Each rung of the ladder forces the buying that reaches the next rung. Nothing about it requires anyone to believe the stock is worth more.
Why it needs negative gamma
The loop only runs when dealers are short gamma. In positive gamma they sell into strength, damping the move. The setups that squeeze are the ones where dealers are net short calls — heavy retail call buying, low float, and strikes stacked just above spot.
That combination is why gamma squeezes cluster in small caps and heavily-shorted names rather than mega-cap index components.
Gamma squeeze vs short squeeze
These get used interchangeably and should not be.
- A short squeeze is equity short sellers covering.
- A gamma squeeze is options dealers hedging.

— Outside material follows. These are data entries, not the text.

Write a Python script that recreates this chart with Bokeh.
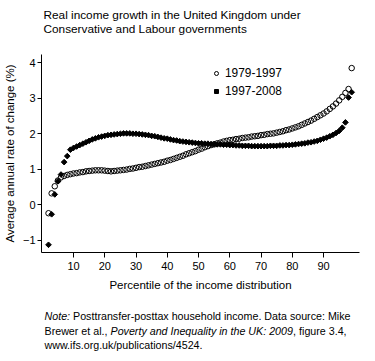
import numpy as np
from bokeh.plotting import figure
from bokeh.layouts import column
from bokeh.models import Legend, LegendItem, Range1d, FixedTicker
from bokeh.core.properties import value
from bokeh.embed import file_html
from bokeh.resources import INLINE

# ---------------- data ----------------
percentiles = list(range(2, 100))
growth_1979_1997 = [
    -0.24, 0.32, 0.52, 0.68, 0.77, 0.81, 0.84, 0.86, 0.88, 0.89,   # 2-11
    0.91, 0.92, 0.94, 0.95, 0.96, 0.97, 0.97, 0.97, 0.96, 0.95,    # 12-21
    0.94, 0.95, 0.96, 0.97, 0.98, 0.99, 1.01, 1.02, 1.04, 1.06,    # 22-31
    1.07, 1.09, 1.11, 1.13, 1.15, 1.17, 1.19, 1.21, 1.24, 1.26,    # 32-41
    1.29, 1.32, 1.35, 1.38, 1.42, 1.45, 1.48, 1.51, 1.55, 1.58,    # 42-51
    1.62, 1.65, 1.68, 1.70, 1.73, 1.75, 1.78, 1.80, 1.82, 1.83,    # 52-61
    1.85, 1.86, 1.88, 1.89, 1.90, 1.92, 1.93, 1.94, 1.96, 1.97,    # 62-71
    1.99, 2.00, 2.01, 2.03, 2.05, 2.07, 2.10, 2.12, 2.15, 2.18,    # 72-81
    2.21, 2.25, 2.29, 2.33, 2.37, 2.42, 2.47, 2.52, 2.57, 2.63,    # 82-91
    2.70, 2.77, 2.85, 2.94, 3.04, 3.15, 3.26, 3.85,                # 92-99
]
growth_1997_2008 = [
    -1.13, -0.27, 0.29, 0.66, 0.85, 1.20, 1.37, 1.55, 1.60, 1.64,  # 2-11
    1.68, 1.72, 1.76, 1.80, 1.84, 1.87, 1.90, 1.92, 1.94, 1.96,    # 12-21
    1.97, 1.98, 1.99, 2.00, 2.01, 2.01, 2.01, 2.00, 2.00, 1.99,    # 22-31
    1.98, 1.97, 1.96, 1.94, 1.93, 1.91, 1.89, 1.87, 1.86, 1.84,    # 32-41
    1.82, 1.81, 1.79, 1.78, 1.77, 1.76, 1.75, 1.74, 1.73, 1.73,    # 42-51
    1.72, 1.72, 1.71, 1.71, 1.70, 1.70, 1.69, 1.69, 1.68, 1.68,    # 52-61
    1.67, 1.67, 1.66, 1.66, 1.66, 1.65, 1.65, 1.65, 1.65, 1.65,    # 62-71
    1.65, 1.66, 1.66, 1.66, 1.67, 1.67, 1.68, 1.68, 1.69, 1.70,    # 72-81
    1.71, 1.72, 1.73, 1.75, 1.76, 1.78, 1.80, 1.83, 1.86, 1.89,    # 82-91
    1.93, 1.97, 2.02, 2.08, 2.17, 2.32, 3.02, 3.17,                # 92-99
]
series_labels = ["1979-1997", "1997-2008"]
x_ticks = [10, 20, 30, 40, 50, 60, 70, 80, 90]
y_ticks = [-1, 0, 1, 2, 3, 4]

title_lines = ["Real income growth in the United Kingdom under",
               "Conservative and Labour governments"]
x_label = "Percentile of the income distribution"
y_label = "Average annual rate of change (%)"

note_lines = [
    [("Note:", "italic"), (" Posttransfer-posttax household income. Data source: Mike", "normal")],
    [("Brewer et al., ", "normal"), ("Poverty and Inequality in the UK: 2009", "italic"),
     (", figure 3.4,", "normal")],
    [("www.ifs.org.uk/publications/4524.", "normal")],
]

FONT = "Liberation Sans"
BORDER_L, BORDER_R, FRAME_W = 39, 2, 318

# Arial / Liberation Sans advance widths (per 1000 em)
_W = {" ": 278, ",": 278, "-": 333, ".": 278, "/": 278, ":": 278,
      "A": 667, "B": 667, "C": 722, "D": 722, "E": 667, "F": 611, "G": 778,
      "H": 722, "I": 278, "J": 500, "K": 667, "L": 556, "M": 833, "N": 722,
      "O": 778, "P": 667, "Q": 778, "R": 722, "S": 667, "T": 611, "U": 722,
      "V": 667, "W": 944, "X": 667, "Y": 667, "Z": 611,
      "a": 556, "b": 556, "c": 500, "d": 556, "e": 556, "f": 278, "g": 556,
      "h": 556, "i": 222, "j": 222, "k": 500, "l": 222, "m": 833, "n": 556,
      "o": 556, "p": 556, "q": 556, "r": 333, "s": 500, "t": 278, "u": 556,
      "v": 500, "w": 722, "x": 500, "y": 500, "z": 500}


def text_width(s, size):
    return sum(_W.get(c, 556) for c in s) / 1000.0 * size


def text_panel(height):
    # same side borders as the chart so the column aligns; x in canvas pixels
    f = figure(frame_width=FRAME_W, frame_height=height,
               x_range=Range1d(BORDER_L, BORDER_L + FRAME_W), y_range=Range1d(height, 0),
               output_backend="svg", toolbar_location=None,
               x_axis_location=None, y_axis_location=None, title_location=None,
               min_border_left=BORDER_L, min_border_right=BORDER_R,
               min_border_top=0, min_border_bottom=0)
    f.outline_line_color = None
    f.xgrid.grid_line_color = None
    f.ygrid.grid_line_color = None
    return f


def put_text(f, x, y, text, size, style="normal"):
    f.text(x=[x], y=[y], text=[text], text_font=value(FONT),
           text_font_size=f"{size}px", text_font_style=style,
           text_color="black", text_baseline="middle", text_align="left")


# ---------------- title panel ----------------
TITLE_H = 54
title_fig = text_panel(TITLE_H)
put_text(title_fig, 41, 14, title_lines[0], 11.8)
put_text(title_fig, 41, 28, title_lines[1], 11.8)

# ---------------- main chart ----------------
p = figure(frame_width=FRAME_W, frame_height=198,
           x_range=Range1d(-0.24, 101.5), y_range=Range1d(-1.347, 4.233),
           output_backend="svg", toolbar_location=None, title_location=None,
           min_border_left=BORDER_L, min_border_right=BORDER_R,
           min_border_top=0, min_border_bottom=48)
p.outline_line_color = None
p.xgrid.grid_line_color = None
p.ygrid.grid_line_color = None

for ax in (p.xaxis[0], p.yaxis[0]):
    ax.axis_line_color = "black"
    ax.axis_line_width = 1
    ax.major_tick_line_color = "black"
    ax.minor_tick_line_color = None
    ax.major_tick_in = 0
    ax.major_label_text_font = FONT
    ax.major_label_text_font_size = "11px"
    ax.major_label_text_color = "black"
    ax.axis_label_text_font = FONT
    ax.axis_label_text_font_size = "11.5px"
    ax.axis_label_text_font_style = "normal"
    ax.axis_label_text_color = "black"

p.xaxis.ticker = FixedTicker(ticks=x_ticks)
p.yaxis.ticker = FixedTicker(ticks=y_ticks)
p.xaxis.major_tick_out = 5
p.yaxis.major_tick_out = 4
p.xaxis.major_label_standoff = 4
p.yaxis.major_label_standoff = 2
p.xaxis.axis_label = x_label
p.yaxis.axis_label = y_label
p.xaxis.axis_label_standoff = 6
p.yaxis.axis_label_standoff = 4

r1 = p.scatter(percentiles, growth_1979_1997, marker="circle", size=5.5,
               fill_color=None, line_color="black", line_width=1)
r2 = p.scatter(percentiles, growth_1997_2008, marker="square", angle=np.pi / 4,
               size=4, fill_color="black", line_color="black", line_width=1)

legend = Legend(items=[LegendItem(label=series_labels[0], renderers=[r1]),
                       LegendItem(label=series_labels[1], renderers=[r2])],
                location=(170, 154), border_line_color=None,
                background_fill_alpha=0, padding=0, margin=0, spacing=4,
                glyph_width=10, glyph_height=14, label_height=14,
                label_standoff=4, label_text_font=FONT,
                label_text_font_size="11.9px", label_text_color="black")
p.add_layout(legend)

# ---------------- note panel ----------------
NOTE_H = 52
NS = 10.7
note_fig = text_panel(NOTE_H)
note_y = [15, 30, 44]
for parts, yy in zip(note_lines, note_y):
    xx = 42.0
    for txt, style in parts:
        stripped = txt.lstrip(" ")
        lead = text_width(txt[:len(txt) - len(stripped)], NS)
        put_text(note_fig, xx + lead, yy, stripped.rstrip(" "), NS, style)
        xx += text_width(txt, NS)

layout = column(title_fig, p, note_fig, spacing=0)
open("out.html", "w").write(file_html(layout, INLINE))
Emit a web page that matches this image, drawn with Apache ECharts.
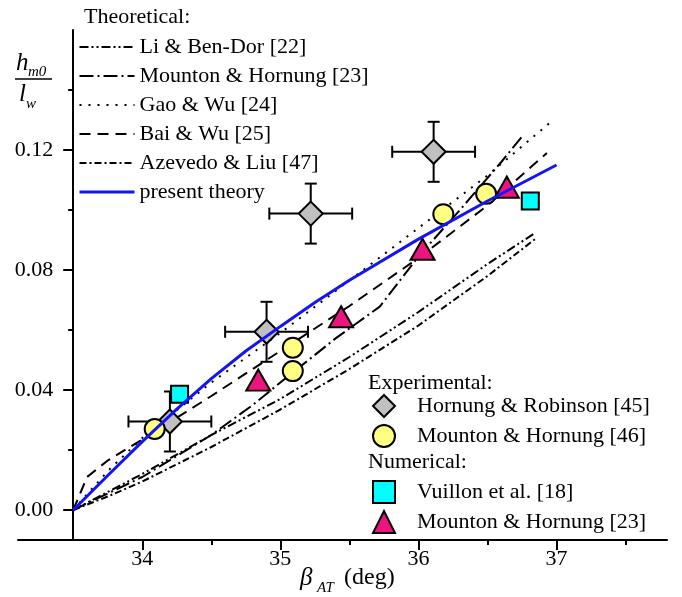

They frequently occur together — a squeezing stock attracts call buyers, whose dealers then buy stock, which pressures the shorts further. But the driver is different, and so is the tell. Short squeezes show up in borrow rates and short interest. Gamma squeezes show up in call open interest and dealer gamma.
How they end
Badly, usually. The same mechanics run in reverse. Once the calls expire or the buying stops, dealers no longer need the hedge and sell the stock back. There is no natural holder underneath — the buying was never a bid for the company, it was a hedge. Prices retrace quickly and often violently.
Spotting the setup
Look for the structure rather than the story: heavy call open interest stacked just above spot, dealers in negative gamma, and aggressive call buying on the tape. That configuration means each move up forces more buying.
What it does not tell you is whether the move will start, or when. Plenty of ramps sit there and never trigger. Treat it as a map of where fuel is stored, not a prediction of ignition — and size for the fact that these unwind faster than they build.